Name notwithstanding, Bandicoot is a good fella. It can lift heavy manhole covers, enter manholes and with its specially designed robotic arm, collect semi-solid sludge - there is a bucket attached to its arm - and climb out of the depths of the earth.
A group of engineers running the start-up, Genrobotic Innovations Pvt. Ltd in Thiruvananthapuram, designed Bandicoot in response to news of manual scavenger deaths in different parts of the country. Since then, the robot has been tested on the ground and is now ready for deployment.
There has been a growing demand for industrial robots in India. A lot of innovation is happening, especially in everyday applications. And while Thiruvananthapuram may be the home of Bandicoot, Ground Zero for experiments and innovations in the field of artificial intelligence and robotics remains Bangalore.
Mitra, the robot that greeted Prime Minister Narendra Modi and Ivanka Trump in Hyderabad last November, is also from Bangalore. It works as an usher at the Canara Bank headquarters on Bangalore's J.C. Road, where it can be seen greeting clients, answering a few basic questions and helping them find the right counter.
One also runs into Mitra robots in retail stores of the city. These remember returning customers by their faces and names, guide them to the right racks and even recommend new products going by their purchase history in their database.
One can also rent a Mitra for social gatherings to work as a photographer, a DJ and even to entertain guests with jokes, says Kaudinya Panyam of Invento, the Bangalore-based company that has developed it. He adds, "We believe it will be very helpful in hospitals, hotels and other places."
Next stop, the drawing room.
Vasu Reddy, a Bangalore-based software engineer, recently got himself a Roomba, a vacuuming product of iRobot,a US-based company with its franchise showroom in Bangalore. "You just program Roomba and it will go back to its place after cleaning the whole house. It can adapt itself to every small hurdle in the house and yet not leave a single corner out," says Reddy.
"If it is running out of battery, it will charge itself automatically at the charging counter and then go back to cleaning and complete its job. It needs no human intervention," says says Sanjay Kumar of Puresight Systems Pvt Ltd, an authorized distributor of iRobot Products in India.
And why is all of this happening in Bangalore? According to Kumar, it was a natural choice. "The innovations are taking place here and even the people are open to ideas like Roomba." Shailesh Shetty, a Bangalore-based Web designer seconds that.

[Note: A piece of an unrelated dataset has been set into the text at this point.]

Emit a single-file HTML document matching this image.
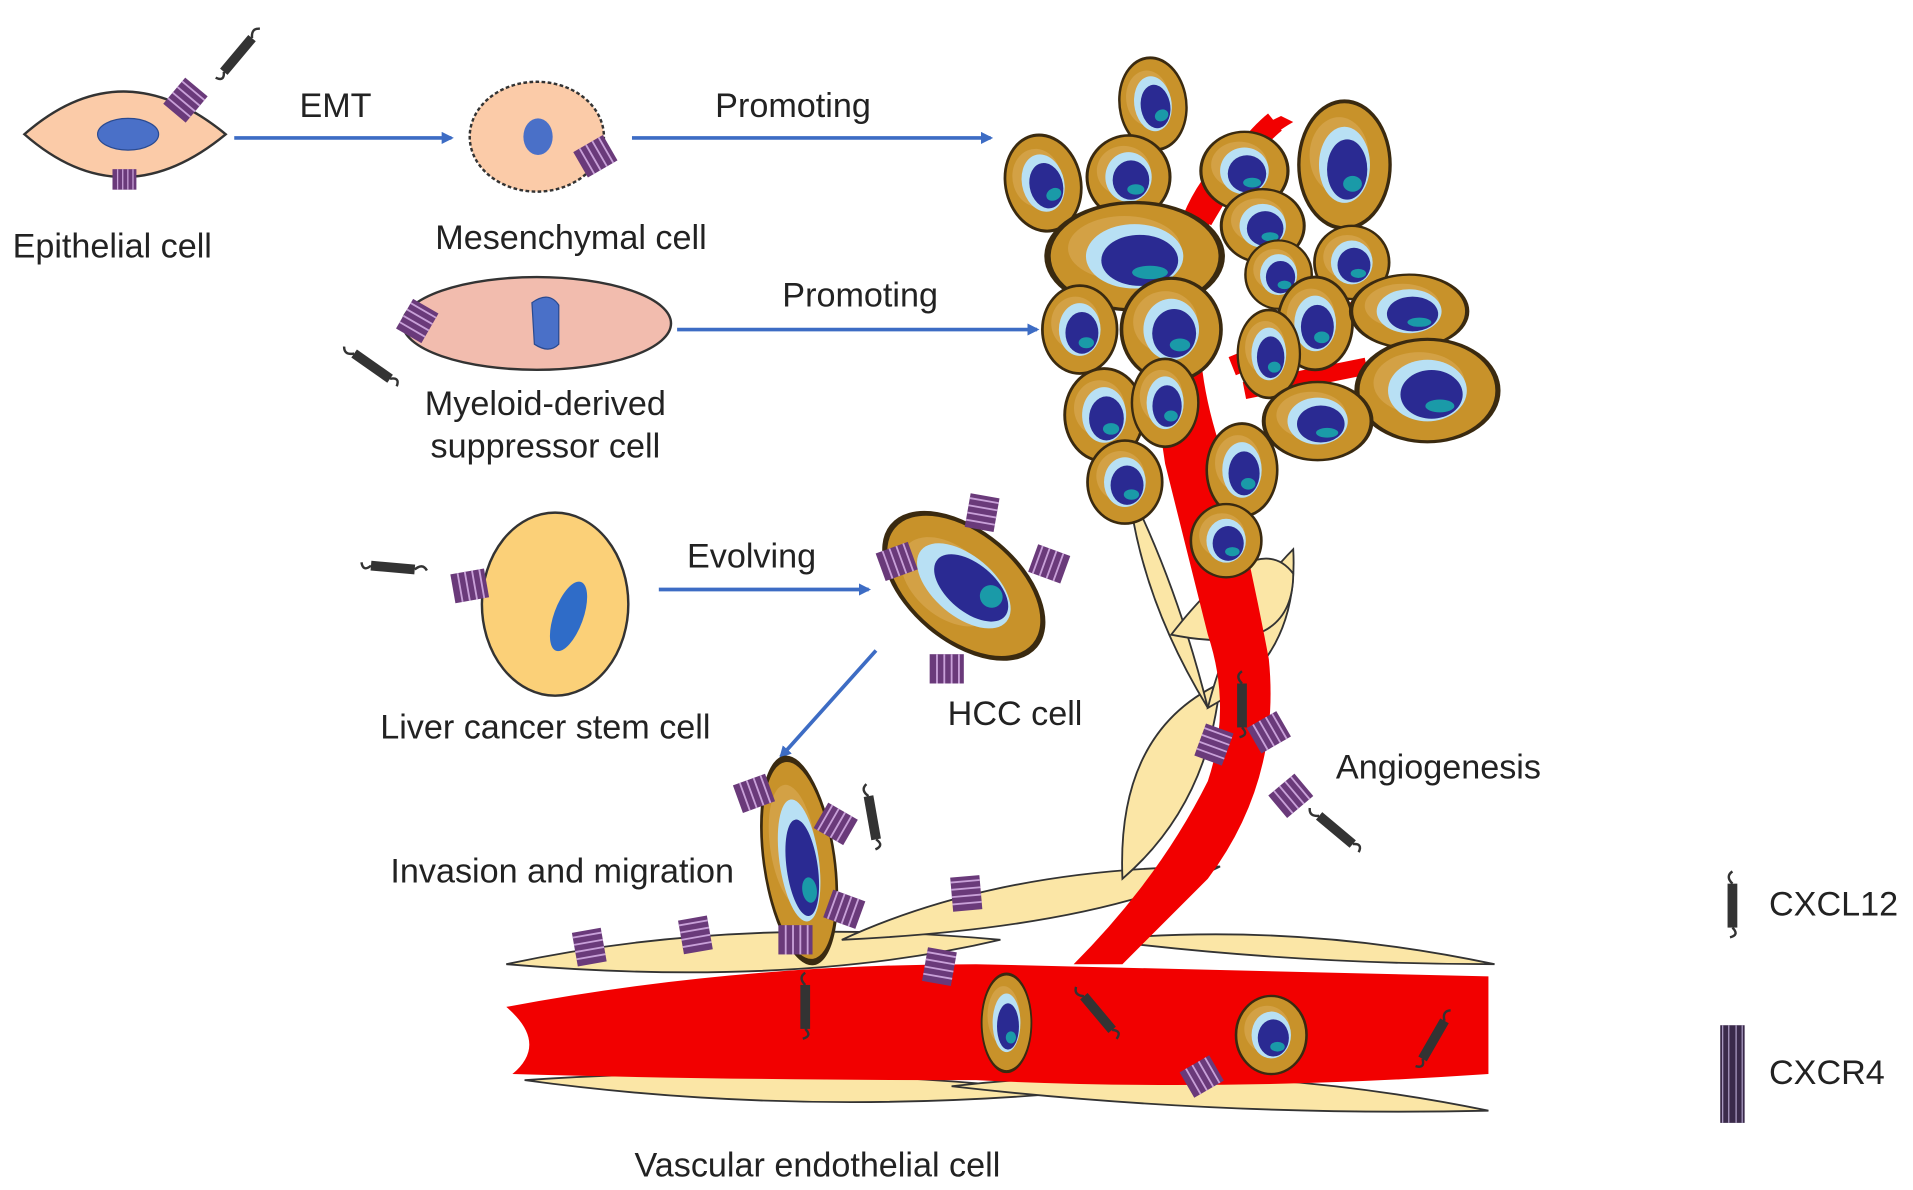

Most of his requests come from start-ups that are into robotics and AI (artificial intelligence). "If you go around the Koramangala area of Bangalore, you will find that every second start-up is doing something or the other in this field."
Kumar's and Shetty's responses enumerate symptoms, they do not address the why. Founder and CEO of Bangalore Robotics, Venkatesh Gurappa, takes a shot. He seems to think a major factor is that Bangalore is no longer the "software sweatshop" of the world. He says, "Bangalore has always been the place that produced quality engineers but their talent and expertise has been going to waste for two decades now because of the software and BPO (business process outsourcing) revolution. Many of them were getting into the wrong jobs because of attractive salaries. Slowdown in software jobs has been a blessing and robotics is seeing really talented guys entering the field and trying their hand at something many have been trained for."
Gurappa, who trains robot enthusiasts for national and international competitions, says that the quality of talent coming into the area is heartening. "Youngsters these days want to make robots in every field. Making everything unmanned is the in thing," he adds.
Gurappa talks about intensive research on the use of robots in genetics and on the factory floor. Robots, it seems, are also being developed such that they might be used in the armed forces, in the godowns of e-commerce companies and even as chefs in hotels and restaurants.
Surgical robotics is another area where a lot of research is underway worldwide as it is worth billions of dollars. Co-founder of Genrobotic Innovations, Arun George, talks about his company's alliances with global partners where surgical robots are concerned.
"This is a natural progression," he says. And while George's words might be peculiar to his own company, in the context of the robot fever that has Bangalore in its grips and promises to spread across the rest of India, they have the ring of a prophecy, a glimpse of the days to come.